What to work on: Look for "matplotlib" in the listing below. Gather each line that contains it.

Supplied data:
_ _ _ _
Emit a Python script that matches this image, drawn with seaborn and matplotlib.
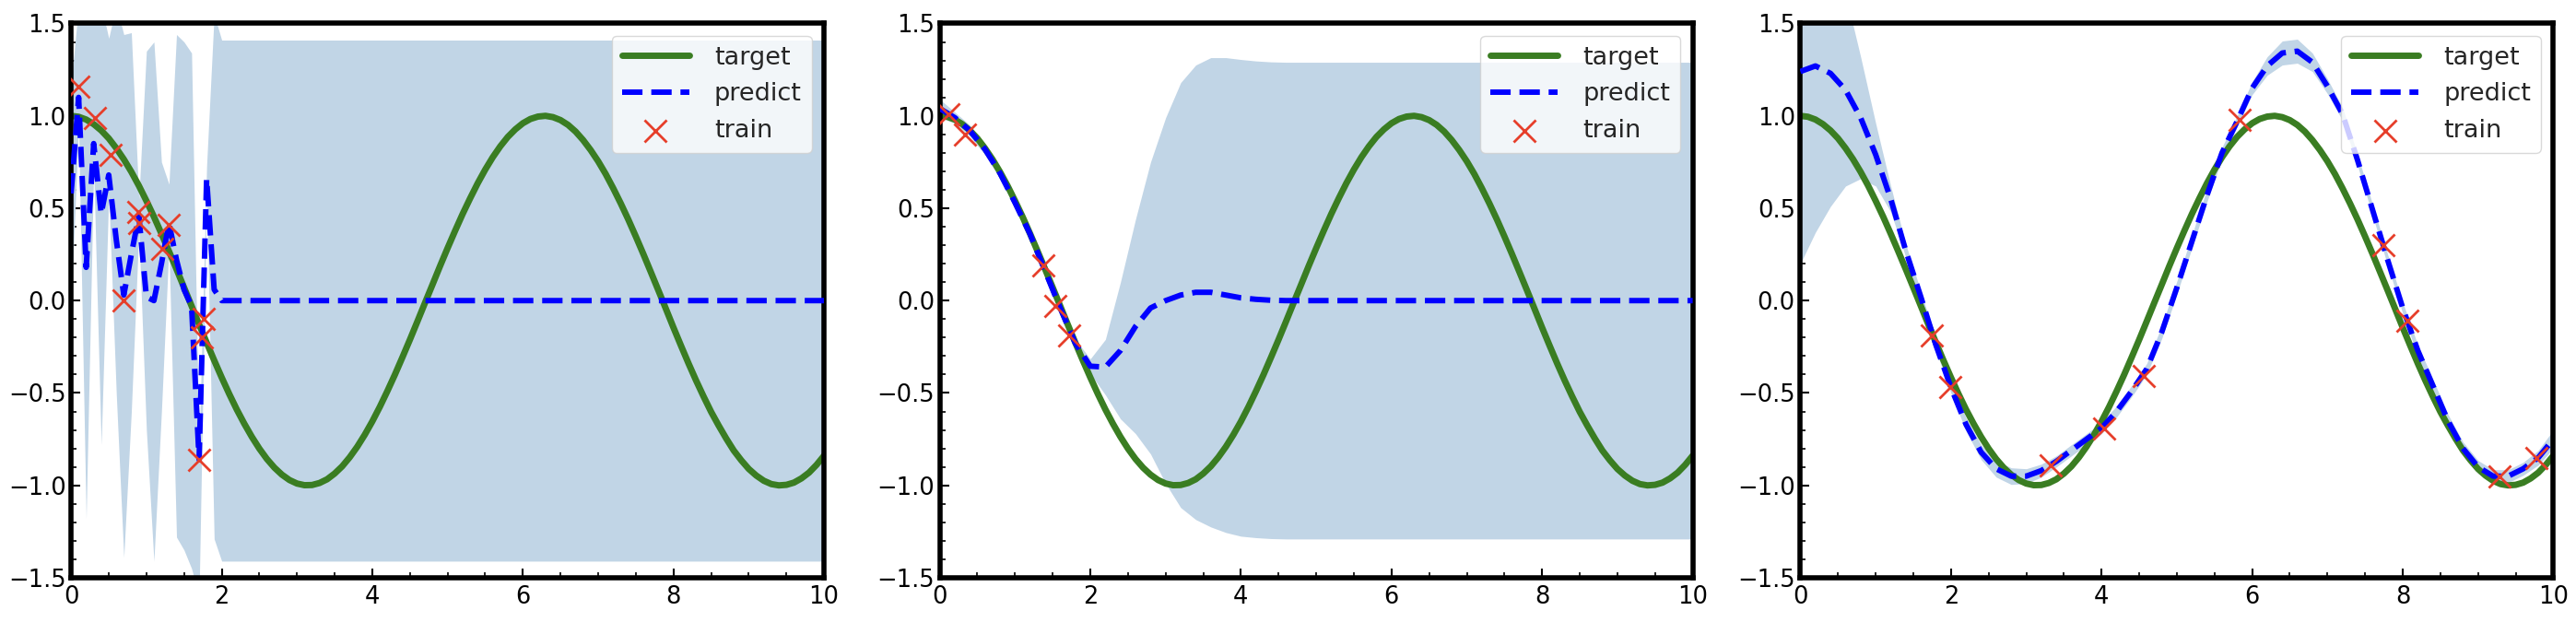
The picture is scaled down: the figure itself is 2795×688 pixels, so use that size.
import numpy as np
import matplotlib
matplotlib.use("Agg")
import matplotlib.pyplot as plt
import seaborn as sns
from matplotlib.ticker import MultipleLocator

# -----------------------------
# data
# -----------------------------
# target curve, sampled every 0.1
grid_fine = [round(0.1 * i, 1) for i in range(101)]
target = [1.000, 0.995, 0.980, 0.955, 0.921, 0.878, 0.825, 0.765, 0.697, 0.622,
          0.540, 0.454, 0.362, 0.267, 0.170, 0.071, -0.029, -0.129, -0.227, -0.323,
          -0.416, -0.505, -0.589, -0.666, -0.737, -0.801, -0.857, -0.904, -0.942, -0.971,
          -0.990, -0.999, -0.998, -0.987, -0.967, -0.936, -0.897, -0.848, -0.791, -0.726,
          -0.654, -0.575, -0.490, -0.401, -0.307, -0.211, -0.112, -0.012, 0.087, 0.187,
          0.284, 0.378, 0.469, 0.554, 0.635, 0.709, 0.776, 0.835, 0.886, 0.927,
          0.960, 0.983, 0.996, 1.000, 0.993, 0.977, 0.951, 0.915, 0.869, 0.815,
          0.754, 0.685, 0.608, 0.526, 0.439, 0.347, 0.252, 0.154, 0.055, -0.045,
          -0.146, -0.244, -0.340, -0.432, -0.519, -0.602, -0.676, -0.746, -0.811, -0.864,
          -0.911, -0.947, -0.975, -0.993, -1.000, -0.997, -0.985, -0.962, -0.931, -0.889,
          -0.839]

# prediction grid for panels 2 and 3, every 0.2
grid = [0.0, 0.2, 0.4, 0.6, 0.8, 1.0, 1.2, 1.4, 1.6, 1.8,
        2.0, 2.2, 2.4, 2.6, 2.8, 3.0, 3.2, 3.4, 3.6, 3.8,
        4.0, 4.2, 4.4, 4.6, 4.8, 5.0, 5.2, 5.4, 5.6, 5.8,
        6.0, 6.2, 6.4, 6.6, 6.8, 7.0, 7.2, 7.4, 7.6, 7.8,
        8.0, 8.2, 8.4, 8.6, 8.8, 9.0, 9.2, 9.4, 9.6, 9.8, 10.0]

# panel 1: short length scale, coarse prediction grid
x_fit1 = [0.0, 0.1, 0.2, 0.3, 0.4, 0.5, 0.6, 0.7, 0.8, 0.9, 1.0,
          1.1, 1.2, 1.3, 1.4, 1.5, 1.6, 1.7, 1.8, 1.9, 2.0, 2.1, 10.0]
pred1 = [0.58, 1.10, 0.18, 0.85, 0.47, 0.68, 0.33, 0.03, 0.25, 0.46, 0.02,
         0.00, 0.20, 0.42, 0.22, 0.06, -0.03, -0.86, 0.66, 0.06, 0.0, 0.0, 0.0]
low1 = [-0.02, 0.95, -1.18, 0.72, -0.78, 0.58, -0.50, -1.39, -0.60, 0.38, -0.70,
        -1.41, -0.60, 0.30, -1.28, -1.35, -1.45, -1.60, 0.60, -1.29, -1.41, -1.41, -1.41]
up1 = [1.17, 1.60, 1.60, 1.60, 1.60, 1.42, 1.60, 1.44, 1.45, 0.55, 1.35,
       1.40, 0.75, 0.63, 1.44, 1.40, 1.34, -0.80, 0.73, 1.55, 1.41, 1.41, 1.41]
train1_x = [0.10, 0.32, 0.52, 0.70, 0.89, 0.90, 1.21, 1.29, 1.70, 1.74, 1.76]
train1_y = [1.16, 0.99, 0.79, 0.00, 0.48, 0.42, 0.28, 0.41, -0.86, -0.20, -0.10]

# panel 2: training points only on the left
pred2 = [1.04, 0.99, 0.92, 0.82, 0.69, 0.53, 0.36, 0.16, -0.04, -0.23,
         -0.355, -0.36, -0.27, -0.14, -0.04, 0.0, 0.03, 0.045, 0.045, 0.03,
         0.015, 0.007, 0.002, 0.0, 0.0, 0.0, 0.0, 0.0, 0.0, 0.0,
         0.0, 0.0, 0.0, 0.0, 0.0, 0.0, 0.0, 0.0, 0.0, 0.0,
         0.0, 0.0, 0.0, 0.0, 0.0, 0.0, 0.0, 0.0, 0.0, 0.0, 0.0]
band2 = [0.05, 0.03, 0.03, 0.03, 0.03, 0.03, 0.025, 0.02, 0.02, 0.02,
         0.04, 0.15, 0.37, 0.58, 0.79, 0.99, 1.15, 1.23, 1.27, 1.285,
         1.29, 1.29, 1.29, 1.29, 1.29, 1.29, 1.29, 1.29, 1.29, 1.29,
         1.29, 1.29, 1.29, 1.29, 1.29, 1.29, 1.29, 1.29, 1.29, 1.29,
         1.29, 1.29, 1.29, 1.29, 1.29, 1.29, 1.29, 1.29, 1.29, 1.29, 1.29]
train2_x = [0.11, 0.33, 1.37, 1.54, 1.72]
train2_y = [1.01, 0.90, 0.19, -0.03, -0.19]

# panel 3: training points spread over the range
pred3 = [1.24, 1.27, 1.23, 1.14, 0.99, 0.79, 0.55, 0.27, 0.02, -0.24,
         -0.47, -0.67, -0.82, -0.91, -0.95, -0.95, -0.92, -0.87, -0.81, -0.75,
         -0.69, -0.60, -0.49, -0.37, -0.17, 0.07, 0.32, 0.57, 0.80, 0.97,
         1.15, 1.27, 1.34, 1.35, 1.29, 1.16, 1.01, 0.76, 0.49, 0.22,
         -0.04, -0.27, -0.46, -0.65, -0.80, -0.90, -0.95, -0.95, -0.91, -0.85, -0.75]
band3 = [1.04, 0.90, 0.72, 0.52, 0.33, 0.17, 0.07, 0.035, 0.03, 0.03,
         0.03, 0.035, 0.04, 0.045, 0.045, 0.04, 0.035, 0.03, 0.03, 0.03,
         0.03, 0.03, 0.03, 0.03, 0.035, 0.035, 0.035, 0.035, 0.03, 0.03,
         0.035, 0.05, 0.065, 0.065, 0.05, 0.04, 0.035, 0.03, 0.03, 0.03,
         0.03, 0.03, 0.035, 0.035, 0.035, 0.035, 0.035, 0.035, 0.035, 0.04, 0.05]
train3_x = [1.75, 1.99, 3.32, 4.03, 4.56, 5.83, 7.74, 8.06, 9.28, 9.77]
train3_y = [-0.19, -0.47, -0.89, -0.69, -0.41, 0.98, 0.30, -0.11, -0.95, -0.85]

# -----------------------------
# style
# -----------------------------
sns.set_theme(style="ticks")
plt.rcParams["font.family"] = ["DejaVu Sans"]

GREEN = "#3a7d22"
BLUE = "#0000ff"
RED = "#e63e2a"
BAND = "#c1d5e6"

panels = [
    (x_fit1, pred1, low1, up1, train1_x, train1_y),
    (grid, pred2,
     [p - b for p, b in zip(pred2, band2)], [p + b for p, b in zip(pred2, band2)],
     train2_x, train2_y),
    (grid, pred3,
     [p - b for p, b in zip(pred3, band3)], [p + b for p, b in zip(pred3, band3)],
     train3_x, train3_y),
]

fig = plt.figure(figsize=(27.95, 6.88), dpi=100)
lefts = [0.0276, 0.3648, 0.6989]

for left, (xf, pred, lo, hi, tx, ty) in zip(lefts, panels):
    ax = fig.add_axes([left, 0.0887, 0.2923, 0.8743])
    ax.fill_between(xf, lo, hi, color=BAND, lw=0, zorder=1)
    sns.lineplot(x=grid_fine, y=target, ax=ax, color=GREEN, lw=5, label="target", zorder=2)
    sns.lineplot(x=xf, y=pred, ax=ax, color=BLUE, lw=4.3, linestyle="--",
                 label="predict", zorder=3)
    sns.scatterplot(x=tx, y=ty, ax=ax, marker="x", color=RED, s=300, linewidth=2,
                    label="train", zorder=4)

    ax.set_xlim(0, 10)
    ax.set_ylim(-1.5, 1.5)
    ax.set_xticks([0, 2, 4, 6, 8, 10])
    ax.set_yticks([-1.5, -1.0, -0.5, 0.0, 0.5, 1.0, 1.5])
    ax.xaxis.set_minor_locator(MultipleLocator(0.5))
    ax.yaxis.set_minor_locator(MultipleLocator(0.1))
    ax.tick_params(which="both", direction="in", top=False, right=False,
                   colors="black", labelsize=18.5)
    ax.tick_params(which="major", length=7, width=1.5)
    ax.tick_params(which="minor", length=4, width=1.2)
    ax.tick_params(axis="x", pad=6)
    ax.tick_params(axis="y", pad=4)
    for sp in ax.spines.values():
        sp.set_visible(True)
        sp.set_linewidth(4)
        sp.set_color("black")
    ax.set_xlabel("")
    ax.set_ylabel("")
    ax.legend(loc="upper right", fontsize=19.5, handlelength=2.7, handletextpad=1.0,
              framealpha=0.8, edgecolor="#d0d0d0", fancybox=True)

fig.savefig("out.png", dpi=100)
_ _ _ _
Output of the exercise:
Emit a Python script that matches this image, drawn with seaborn and matplotlib.
import matplotlib
matplotlib.use("Agg")
import matplotlib.pyplot as plt
from matplotlib.ticker import MultipleLocator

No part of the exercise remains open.